Recalling past practices, I've never considered or practised using static variables for recursive functions. Except for constants.
- Re-entrant functions do not modify static variables or shared resources and do not read static non-constants or modifiable shared resources.
- Therefore, Re-entrant => thread-safe, but not vice versa.
- Recursive functions modifying static variables are non-re-entrant.
re-entrant recursive functions are thread-safe.
While, non-re-entrant recursive functions are not thread-safe, except when access of shared/static resources are effectively constrained by synchronisation boundaries.
Then the following question begs to be answered.
If a function modifies a database record, would that make it no longer re-entrant?
I am thinking that as long as the external resource is instantiated per entrantiation, the function is re-entrant. For example, a database record with a unique identity run-key. A new record with a new run-key is generated per entrantiation.
However, is that actually like making a static variable thread-safe? It think it is more like a thread-safe static hash-table that generates a unique key,value pair for each entrantiation and therefore no key,value pairs are shared between entrants.
So, when database records or static resources dispenses unique instances of its resources per entrantiation, a function is effectively re-entrant but I think due to its dependence on thread-safe-guarding of an external shared resource, academics might say it is thread-safe but not re-entrant.

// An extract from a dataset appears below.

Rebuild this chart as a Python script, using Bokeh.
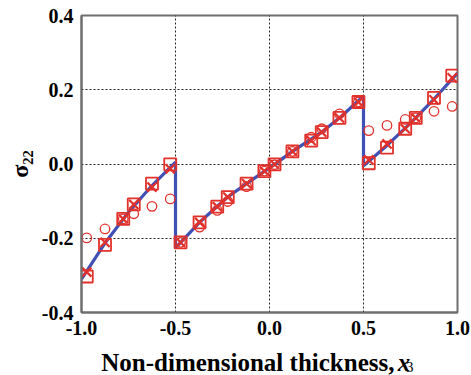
from bokeh.plotting import figure
from bokeh.layouts import column
from bokeh.models import Range1d, FixedTicker, NumeralTickFormatter, Label
from bokeh.embed import file_html
from bokeh.resources import INLINE

# ---- data ----
line_x = [-1.0, -0.875, -0.75, -0.625, -0.5,
          -0.5, -0.372, -0.222, -0.122, 0.027, 0.122, 0.278, 0.372, 0.5,
          0.5, 0.625, 0.75, 0.875, 1.0]
line_y = [-0.31, -0.213, -0.13, -0.058, 0.005,
          -0.226, -0.157, -0.089, -0.053, -0.001, 0.034, 0.086, 0.124, 0.183,
          -0.005, 0.05, 0.11, 0.175, 0.245]

pts_x = [-0.972, -0.875, -0.778, -0.722, -0.625, -0.528,
         -0.473, -0.372, -0.278, -0.222, -0.122, -0.027, 0.027, 0.122, 0.222, 0.278, 0.372, 0.473,
         0.528, 0.625, 0.722, 0.778, 0.875, 0.972]
squares_y = [-0.303, -0.218, -0.148, -0.109, -0.053, -0.001,
             -0.211, -0.157, -0.115, -0.089, -0.053, -0.019, -0.001, 0.034, 0.063, 0.086, 0.124, 0.167,
             0.002, 0.044, 0.095, 0.124, 0.178, 0.238]
crosses_y = [-0.291, -0.211, -0.148, -0.109, -0.062, -0.013,
             -0.211, -0.157, -0.115, -0.089, -0.053, -0.019, -0.001, 0.034, 0.063, 0.086, 0.124, 0.167,
             0.011, 0.054, 0.095, 0.124, 0.173, 0.232]
circles_y = [-0.199, -0.175, -0.148, -0.134, -0.114, -0.094,
             -0.211, -0.170, -0.125, -0.101, -0.061, -0.019, -0.002, 0.034, 0.072, 0.095, 0.135, 0.167,
             0.090, 0.104, 0.120, 0.124, 0.142, 0.155]

x_ticks = [-1.0, -0.5, 0.0, 0.5, 1.0]
y_ticks = [-0.4, -0.2, 0.0, 0.2, 0.4]

x_label_main = "Non-dimensional thickness,"
x_label_var = "x"
x_label_sub = "3"
y_label = "σ₂₂"

BLUE = "#3f51b5"
RED = "#e2302a"
FONT = "Liberation Serif"
W = 471

p = figure(width=W, height=342, frame_width=376, frame_height=297,
           output_backend="svg", toolbar_location=None,
           x_range=Range1d(-1.0, 1.0), y_range=Range1d(-0.4, 0.4),
           min_border_left=81, min_border_right=14, min_border_top=15, min_border_bottom=30)
p.background_fill_color = "white"
p.border_fill_color = "white"
p.outline_line_color = "#6e6e6e"
p.outline_line_width = 2

for ax in (p.xaxis[0], p.yaxis[0]):
    ax.axis_line_color = "#6e6e6e"
    ax.axis_line_width = 2
    ax.major_tick_out = 0
    ax.major_tick_in = 0
    ax.minor_tick_out = 0
    ax.minor_tick_in = 0
    ax.major_label_text_font = FONT
    ax.major_label_text_font_style = "bold"
    ax.major_label_text_font_size = "20px"
    ax.major_label_text_color = "black"
    ax.formatter = NumeralTickFormatter(format="0.0")
p.xaxis[0].ticker = FixedTicker(ticks=x_ticks)
p.yaxis[0].ticker = FixedTicker(ticks=y_ticks)
p.xaxis[0].major_label_standoff = 8
p.yaxis[0].major_label_standoff = 8

p.yaxis[0].axis_label = y_label
p.yaxis[0].axis_label_text_font = FONT
p.yaxis[0].axis_label_text_font_style = "bold"
p.yaxis[0].axis_label_text_font_size = "24px"
p.yaxis[0].axis_label_text_color = "black"
p.yaxis[0].axis_label_standoff = 6

for g in (p.xgrid[0], p.ygrid[0]):
    g.grid_line_color = "black"
    g.grid_line_dash = "2 2"
    g.grid_line_width = 1
    g.grid_line_alpha = 0.85
p.xgrid[0].ticker = FixedTicker(ticks=x_ticks)
p.ygrid[0].ticker = FixedTicker(ticks=y_ticks)

p.line(line_x, line_y, line_color=BLUE, line_width=3.2)
p.scatter(pts_x, circles_y, marker="circle", size=9.5, fill_color=None, line_color=RED, line_width=1.3)
p.scatter(pts_x, squares_y, marker="square", size=12, fill_color=None, line_color=RED, line_width=1.8)
p.scatter(pts_x, crosses_y, marker="x", size=13, line_color=RED, line_width=2.2)

# strip below the plot holding the x-axis title (italic x with subscript 3)
QH = 33
q = figure(width=W, height=QH, output_backend="svg", toolbar_location=None,
           x_range=Range1d(0, W), y_range=Range1d(0, QH),
           min_border=0, min_border_left=0, min_border_right=0, min_border_top=0, min_border_bottom=0)
q.axis.visible = False
q.grid.visible = False
q.outline_line_color = None
q.background_fill_color = "white"
q.border_fill_color = "white"

base = QH - 20
q.add_layout(Label(x=392, y=base, text=x_label_main, text_align="right",
                   text_baseline="alphabetic", text_font=FONT, text_font_style="bold",
                   text_font_size="25px", text_color="black"))
q.add_layout(Label(x=396, y=base, text=x_label_var, text_align="left",
                   text_baseline="alphabetic", text_font=FONT, text_font_style="bold italic",
                   text_font_size="25px", text_color="black"))
q.add_layout(Label(x=406.5, y=base - 4, text=x_label_sub, text_align="left",
                   text_baseline="alphabetic", text_font=FONT, text_font_style="normal",
                   text_font_size="15px", text_color="black"))

layout = column(p, q, spacing=0)
open("out.html", "w").write(file_html(layout, INLINE))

For such an argument, I would beg to differ. For example, for a hypothetical programming language, and its specification does not restrict any of its implementation from using a shared database or a global hash to store variables. So the programmer is unaware of a thread-safe-managed resource being used underneath the implementation of the language. So the programmer goes forth and write a "re-entrant" function, or so he/she thinks. So does that make his/her "re-entrant function" non-re-entrant?
Therefore, my conclusion is, as long as the static/shared resource dispenses a unique instance per entrantiation, a function is re-entrant.
Apologies for coining the terms entrantiation/re-entrantiation, due my lack of knowledge for a better word.